Synopses & Reviews
Students of mathematics can learn from this classroom-tested volume about what modern analysis is and its applications to statistics, numerical analysis, Fourier series, differential equations, mathematical analysis, and functional analysis. A self-contained textbook, it offers the background necessary for a firm grasp of the limit concept. (The first seven chapters could constitute a one-semester course on introduction to limits.) This is followed by a discussion of the limit of a function, a review of differential calculus, a detailed introduction to the theory of Riemann-Stieltjes integration, the study of sequences and series of functions, Fourier series, the Riesz representation theorem, and the Lebesgue integral.
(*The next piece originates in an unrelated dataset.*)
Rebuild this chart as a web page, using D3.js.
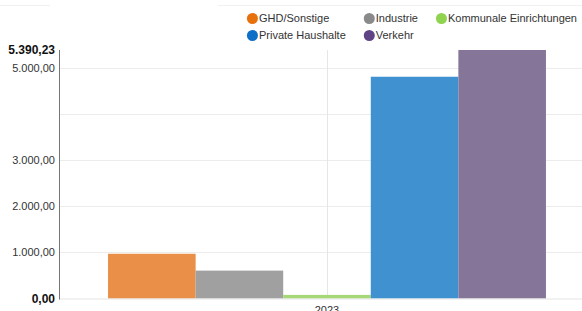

End-of-chapter exercises help reinforce the material, which is aimed at upper-level undergraduate students with a background in calculus, as well as to beginning graduate students who want a firm grounding in modern analysis.
Synopsis
Definitive look at modern analysis, with views of applications to statistics, numerical analysis, Fourier series, differential equations, mathematical analysis, and functional analysis. More than 750 exercises. 1981 edition. Includes 34 figures.
Synopsis
This classroom-tested volume offers a definitive look at modern analysis, with views of applications to statistics, numerical analysis, Fourier series, differential equations, mathematical analysis, and functional analysis. A self-contained text, it presents the necessary background on the limit concept. (The first seven chapters could constitute a one-semester course on introduction to limits.) Subsequent chapters discuss differential calculus of the real line, the Riemann-Stieltjes integral, sequences and series of functions, transcendental functions, inner product spaces and Fourier series, normed linear spaces and the Riesz representation theorem, and the Lebesgue integral. More than 750 exercises help reinforce the material. 1981 edition. 34 figures.